Hey all,
I have data mice were some molecule was measured in the blood over time. (after some challenge and after some treatment)
Very low concentrations of the molecule fall below the detection threshold and get reported as 0.
Some experimental groups in my dataset have very high concentration and no mice have zero levels, another group all mice have zero concentration and another group has a few zeros.
I struggle a bit on how to best this in brms.
I thought at firstabout using a hurdle model:

fit = brm(bf(conc ~ treatment * challenge+ (1 | mouse), hu ~ treatment * challenge+ (1 | mouse)) ,
data = data, family = hurdle_lognormal())
}

Then I thought about the fact that you can also think about this models as being left censored at zero. So I created an extra variable “censored” in my data frame that specifies “left” censored for every zero concentration and “none” for the rest.

fit = brm(bf(conc | cens(censored) ~ treatment * challenge+ (1 | mouse)) ,
data = data, family = hurdle_lognormal())
}

Now, this is the first time I have to handle this kind of data and I was wondering if any of these two models make any sense. If anybody can give some insights if this is all right or if I am making some obvious mistake, that would be great :)
If you can suggest a better alternative or know some good example or resource about this topic (in brms). That would also be welcome.
Thanks in advance!

In general this type of variable can be modelled as left-censored, with whatever error distribution you would otherwise use (so for some concentration, it’s probably going to be normal or log-normal).

A log-normal response would suggest that you can’t have them left-censored at zero. In this case I would want to know what the lower performance limit was for the analytic method, and use that as the censoring limit instead.

These models can have identifiability problems where there is a lot of censoring.

Thanks for your answer!
I have no information on the detection limit. I could maybe impute the the zeros with some arbitrary low number (.001) or the minimum non zero value in the dataset.
But I am not sure if this would make any difference depending on how these left censored hurdle models are implemented in brms.
I was also not entirely sure if I specified my model correctly in brms to have the desired effect (the second model in my original post)?

Well what would constitute ‘arbitrarily low’ would depend on the context, and this may be rather impactful depending on where the real reporting limit was, so that would take some care. Note that imputing with the lowest observed value would guarantee that your results would be biased. Most biological ‘concentration’ models will make most sense on log-scale, so you wouldn’t be able to have the censoring limit as zero.
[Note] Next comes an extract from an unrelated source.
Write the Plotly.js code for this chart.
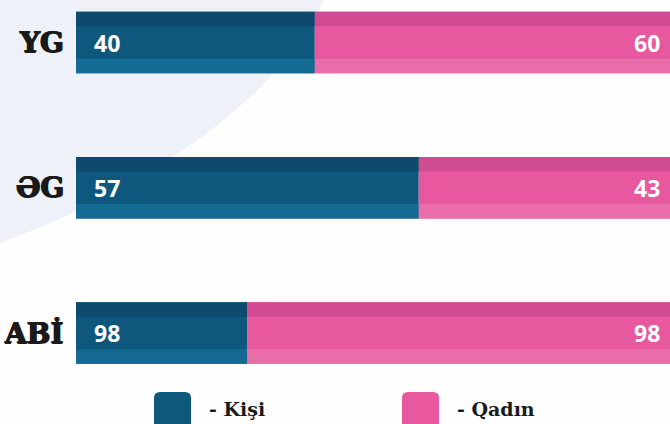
<!DOCTYPE html>
<html>
<head>
<meta charset="utf-8">
<script src="https://cdn.plot.ly/plotly-3.0.1.min.js"></script>
<style>
html,body{margin:0;padding:0;background:#fefefe;}
#chart{width:670px;height:424px;}
</style>
</head>
<body>
<div id="chart"></div>
<script>
// ---- data ----
const categories = ["YG", "ƏG", "ABİ"];
const kisiShare = [40.2, 57.7, 28.8];     // bar share (%) for men, as drawn
const qadinShare = [59.8, 42.3, 71.2];    // bar share (%) for women, as drawn
const kisiLabels = ["40", "57", "98"];
const qadinLabels = ["60", "43", "98"];
const seriesNames = ["Kişi", "Qadın"];

// ---- styling ----
const W = 670, H = 424;
const blue = {top: "#0e4a6d", mid: "#0f587d", bot: "#136a92"};
const pink = {top: "#d04b92", mid: "#e8589e", bot: "#e96da8"};
const BW = 0.422, SW = 0.099;
const stripes = [
  {key: "mid", offset: -BW / 2, width: BW},
  {key: "top", offset: -BW / 2, width: SW},
  {key: "bot", offset: BW / 2 - SW, width: SW}
];

const px = x => x / W;
const py = y => 1 - y / H;

const traces = [];
const kisiBase = kisiShare.map(() => 0);
stripes.forEach(s => {
  traces.push({
    type: "bar", orientation: "h", y: categories, x: kisiShare, base: kisiBase,
    offset: s.offset, width: s.width, name: seriesNames[0], showlegend: false,
    marker: {color: blue[s.key], line: {width: 0}}, hoverinfo: "skip"
  });
  traces.push({
    type: "bar", orientation: "h", y: categories, x: qadinShare, base: kisiShare,
    offset: s.offset, width: s.width, name: seriesNames[1], showlegend: false,
    marker: {color: pink[s.key], line: {width: 0}}, hoverinfo: "skip"
  });
});

const annotations = [];
categories.forEach((c, i) => {
  annotations.push({
    x: 0, y: c, xref: "x", yref: "y", text: c, showarrow: false,
    xanchor: "right", yanchor: "middle", xshift: -10, yshift: 0,
    font: {family: "DejaVu Serif", size: 28, color: "#1b1a1a", weight: 700,
           shadow: "0.7px 0 0 #1b1a1a, -0.7px 0 0 #1b1a1a, 0 0.6px 0 #1b1a1a"}
  });
  annotations.push({
    x: 0, y: c, xref: "x", yref: "y", text: kisiLabels[i], showarrow: false,
    xanchor: "left", yanchor: "middle", xshift: 16, yshift: 0,
    font: {family: "Open Sans", size: 23, color: "#ffffff", weight: 700}
  });
  annotations.push({
    x: kisiShare[i] + qadinShare[i], y: c, xref: "x", yref: "y", text: qadinLabels[i], showarrow: false,
    xanchor: "right", yanchor: "middle", xshift: -8, yshift: 0,
    font: {family: "Open Sans", size: 23, color: "#ffffff", weight: 700}
  });
});

// legend (custom)
function roundRect(x0, y0, x1, y1, r) {
  const P = (x, y) => px(x) + "," + py(y);
  return "M" + P(x0 + r, y0) + " L" + P(x1 - r, y0) + " Q" + P(x1, y0) + " " + P(x1, y0 + r) +
    " L" + P(x1, y1 - r) + " Q" + P(x1, y1) + " " + P(x1 - r, y1) +
    " L" + P(x0 + r, y1) + " Q" + P(x0, y1) + " " + P(x0, y1 - r) +
    " L" + P(x0, y0 + r) + " Q" + P(x0, y0) + " " + P(x0 + r, y0) + " Z";
}
const legendItems = [
  {name: seriesNames[0], color: blue.mid, x0: 154, tx: 207},
  {name: seriesNames[1], color: pink.mid, x0: 402, tx: 455}
];
const shapes = [];
// background curved area
const P = (x, y) => px(x) + "," + py(y);
shapes.push({
  type: "path", xref: "paper", yref: "paper", layer: "below",
  path: "M" + P(0, 0) + " L" + P(324, 0) + " C" + P(279, 100) + " " + P(140, 192) + " " + P(0, 243) + " Z",
  fillcolor: "#eef2f8", line: {width: 0}
});
legendItems.forEach(l => {
  shapes.push({
    type: "path", xref: "paper", yref: "paper",
    path: roundRect(l.x0, 392, l.x0 + 37, 436, 6),
    fillcolor: l.color, line: {width: 0}
  });
  annotations.push({
    x: px(l.tx), y: py(409), xref: "paper", yref: "paper", text: "- " + l.name, showarrow: false,
    xanchor: "left", yanchor: "middle",
    font: {family: "DejaVu Serif", size: 19, color: "#1b1a1a", weight: 700}
  });
});

const layout = {
  width: W, height: H,
  margin: {l: 0, r: 0, t: 0, b: 0},
  paper_bgcolor: "#fefefe", plot_bgcolor: "#fefefe",
  barmode: "overlay", showlegend: false,
  xaxis: {range: [-76 / 594 * 100, 100], visible: false, fixedrange: true},
  yaxis: {type: "category", range: [2.6265, -0.2926], visible: false, fixedrange: true},
  annotations: annotations, shapes: shapes
};
Plotly.newPlot("chart", traces, layout, {displayModeBar: false, staticPlot: true});
</script>
</body>
</html>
The ‘hurdle’ and ‘censored’ concepts are distinct. A hurdle model is a joint model for a binomial and a continuous response (i.e. there are two simultaneous models), and the censored model (usually) integrates out the censored observations to represent everything with one model.

For the censored model you want something like

brm(bf(conc|cens(censored) ~ 1 + ...), family = 'gaussian()', ...)

Where censored is -1 for left-censored observations.